_WHAT IS NEEDED:_ Repeat each line of the material below exactly as it appears, minus any pictures.

_DATASET EXTRACT:_
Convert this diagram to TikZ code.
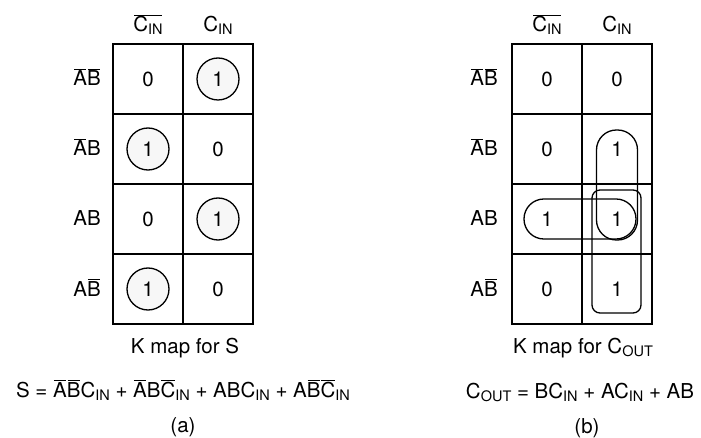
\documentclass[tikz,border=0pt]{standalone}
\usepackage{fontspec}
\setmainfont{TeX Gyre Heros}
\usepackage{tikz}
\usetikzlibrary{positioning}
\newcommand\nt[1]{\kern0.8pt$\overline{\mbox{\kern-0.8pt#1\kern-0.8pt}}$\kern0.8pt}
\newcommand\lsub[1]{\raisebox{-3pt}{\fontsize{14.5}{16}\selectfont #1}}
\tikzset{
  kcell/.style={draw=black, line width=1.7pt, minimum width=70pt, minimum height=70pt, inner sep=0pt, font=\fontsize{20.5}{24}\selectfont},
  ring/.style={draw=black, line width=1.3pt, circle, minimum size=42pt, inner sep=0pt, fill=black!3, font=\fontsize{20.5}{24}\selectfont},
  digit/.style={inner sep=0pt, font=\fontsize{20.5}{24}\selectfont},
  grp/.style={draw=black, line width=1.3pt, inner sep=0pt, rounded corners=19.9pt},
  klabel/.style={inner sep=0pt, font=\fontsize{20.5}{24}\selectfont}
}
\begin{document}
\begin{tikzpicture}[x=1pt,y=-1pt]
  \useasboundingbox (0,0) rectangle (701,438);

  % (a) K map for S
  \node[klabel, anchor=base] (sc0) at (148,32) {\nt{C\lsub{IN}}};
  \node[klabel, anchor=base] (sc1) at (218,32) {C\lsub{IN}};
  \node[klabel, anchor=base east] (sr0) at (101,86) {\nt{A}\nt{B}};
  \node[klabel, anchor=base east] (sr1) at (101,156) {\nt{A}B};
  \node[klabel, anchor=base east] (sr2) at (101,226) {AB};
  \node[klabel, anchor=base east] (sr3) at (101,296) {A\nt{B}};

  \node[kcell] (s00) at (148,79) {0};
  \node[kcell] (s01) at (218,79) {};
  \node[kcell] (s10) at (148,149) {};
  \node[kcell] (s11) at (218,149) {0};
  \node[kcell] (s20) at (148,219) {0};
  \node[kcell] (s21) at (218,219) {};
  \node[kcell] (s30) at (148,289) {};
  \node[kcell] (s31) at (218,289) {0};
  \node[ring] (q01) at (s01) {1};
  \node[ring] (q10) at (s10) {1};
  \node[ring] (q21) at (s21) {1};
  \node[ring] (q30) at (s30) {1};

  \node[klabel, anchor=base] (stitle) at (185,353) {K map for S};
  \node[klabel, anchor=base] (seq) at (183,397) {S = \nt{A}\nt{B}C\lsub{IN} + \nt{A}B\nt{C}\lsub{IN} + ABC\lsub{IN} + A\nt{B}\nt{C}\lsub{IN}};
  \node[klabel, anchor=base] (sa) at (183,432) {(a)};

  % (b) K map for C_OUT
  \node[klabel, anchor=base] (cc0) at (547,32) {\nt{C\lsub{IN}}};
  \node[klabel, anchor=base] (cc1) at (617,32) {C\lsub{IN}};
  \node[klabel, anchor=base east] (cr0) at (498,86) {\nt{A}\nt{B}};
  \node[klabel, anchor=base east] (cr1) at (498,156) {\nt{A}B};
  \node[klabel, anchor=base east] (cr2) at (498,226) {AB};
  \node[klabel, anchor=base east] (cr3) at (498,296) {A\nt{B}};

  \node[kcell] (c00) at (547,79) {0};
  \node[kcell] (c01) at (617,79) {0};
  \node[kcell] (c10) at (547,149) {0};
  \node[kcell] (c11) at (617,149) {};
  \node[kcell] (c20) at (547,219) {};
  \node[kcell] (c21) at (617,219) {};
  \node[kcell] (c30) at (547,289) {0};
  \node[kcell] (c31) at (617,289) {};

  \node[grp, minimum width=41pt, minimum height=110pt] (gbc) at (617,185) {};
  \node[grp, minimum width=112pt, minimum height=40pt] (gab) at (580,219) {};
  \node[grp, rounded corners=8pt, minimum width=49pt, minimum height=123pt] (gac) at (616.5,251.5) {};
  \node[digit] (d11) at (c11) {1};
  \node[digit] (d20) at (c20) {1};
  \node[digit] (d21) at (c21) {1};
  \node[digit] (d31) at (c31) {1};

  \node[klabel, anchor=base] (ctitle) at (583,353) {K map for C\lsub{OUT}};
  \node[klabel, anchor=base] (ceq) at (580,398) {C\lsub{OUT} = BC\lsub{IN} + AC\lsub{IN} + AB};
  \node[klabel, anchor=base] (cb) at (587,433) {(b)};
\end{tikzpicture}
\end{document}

_FINISHED EXERCISE:_
Convert this diagram to TikZ code.
\documentclass[tikz,border=0pt]{standalone}
\usepackage{fontspec}
\setmainfont{TeX Gyre Heros}
\usepackage{tikz}
\usetikzlibrary{positioning}
\newcommand\nt[1]{\kern0.8pt$\overline{\mbox{\kern-0.8pt#1\kern-0.8pt}}$\kern0.8pt}
\newcommand\lsub[1]{\raisebox{-3pt}{\fontsize{14.5}{16}\selectfont #1}}
\tikzset{
  kcell/.style={draw=black, line width=1.7pt, minimum width=70pt, minimum height=70pt, inner sep=0pt, font=\fontsize{20.5}{24}\selectfont},
  ring/.style={draw=black, line width=1.3pt, circle, minimum size=42pt, inner sep=0pt, fill=black!3, font=\fontsize{20.5}{24}\selectfont},
  digit/.style={inner sep=0pt, font=\fontsize{20.5}{24}\selectfont},
  grp/.style={draw=black, line width=1.3pt, inner sep=0pt, rounded corners=19.9pt},
  klabel/.style={inner sep=0pt, font=\fontsize{20.5}{24}\selectfont}
}
\begin{document}
\begin{tikzpicture}[x=1pt,y=-1pt]
  \useasboundingbox (0,0) rectangle (701,438);

  % (a) K map for S
  \node[klabel, anchor=base] (sc0) at (148,32) {\nt{C\lsub{IN}}};
  \node[klabel, anchor=base] (sc1) at (218,32) {C\lsub{IN}};
  \node[klabel, anchor=base east] (sr0) at (101,86) {\nt{A}\nt{B}};
  \node[klabel, anchor=base east] (sr1) at (101,156) {\nt{A}B};
  \node[klabel, anchor=base east] (sr2) at (101,226) {AB};
  \node[klabel, anchor=base east] (sr3) at (101,296) {A\nt{B}};

  \node[kcell] (s00) at (148,79) {0};
  \node[kcell] (s01) at (218,79) {};
  \node[kcell] (s10) at (148,149) {};
  \node[kcell] (s11) at (218,149) {0};
  \node[kcell] (s20) at (148,219) {0};
  \node[kcell] (s21) at (218,219) {};
  \node[kcell] (s30) at (148,289) {};
  \node[kcell] (s31) at (218,289) {0};
  \node[ring] (q01) at (s01) {1};
  \node[ring] (q10) at (s10) {1};
  \node[ring] (q21) at (s21) {1};
  \node[ring] (q30) at (s30) {1};

  \node[klabel, anchor=base] (stitle) at (185,353) {K map for S};
  \node[klabel, anchor=base] (seq) at (183,397) {S = \nt{A}\nt{B}C\lsub{IN} + \nt{A}B\nt{C}\lsub{IN} + ABC\lsub{IN} + A\nt{B}\nt{C}\lsub{IN}};
  \node[klabel, anchor=base] (sa) at (183,432) {(a)};

  % (b) K map for C_OUT
  \node[klabel, anchor=base] (cc0) at (547,32) {\nt{C\lsub{IN}}};
  \node[klabel, anchor=base] (cc1) at (617,32) {C\lsub{IN}};
  \node[klabel, anchor=base east] (cr0) at (498,86) {\nt{A}\nt{B}};
  \node[klabel, anchor=base east] (cr1) at (498,156) {\nt{A}B};
  \node[klabel, anchor=base east] (cr2) at (498,226) {AB};
  \node[klabel, anchor=base east] (cr3) at (498,296) {A\nt{B}};

  \node[kcell] (c00) at (547,79) {0};
  \node[kcell] (c01) at (617,79) {0};
  \node[kcell] (c10) at (547,149) {0};
  \node[kcell] (c11) at (617,149) {};
  \node[kcell] (c20) at (547,219) {};
  \node[kcell] (c21) at (617,219) {};
  \node[kcell] (c30) at (547,289) {0};
  \node[kcell] (c31) at (617,289) {};

  \node[grp, minimum width=41pt, minimum height=110pt] (gbc) at (617,185) {};
  \node[grp, minimum width=112pt, minimum height=40pt] (gab) at (580,219) {};
  \node[grp, rounded corners=8pt, minimum width=49pt, minimum height=123pt] (gac) at (616.5,251.5) {};
  \node[digit] (d11) at (c11) {1};
  \node[digit] (d20) at (c20) {1};
  \node[digit] (d21) at (c21) {1};
  \node[digit] (d31) at (c31) {1};

  \node[klabel, anchor=base] (ctitle) at (583,353) {K map for C\lsub{OUT}};
  \node[klabel, anchor=base] (ceq) at (580,398) {C\lsub{OUT} = BC\lsub{IN} + AC\lsub{IN} + AB};
  \node[klabel, anchor=base] (cb) at (587,433) {(b)};
\end{tikzpicture}
\end{document}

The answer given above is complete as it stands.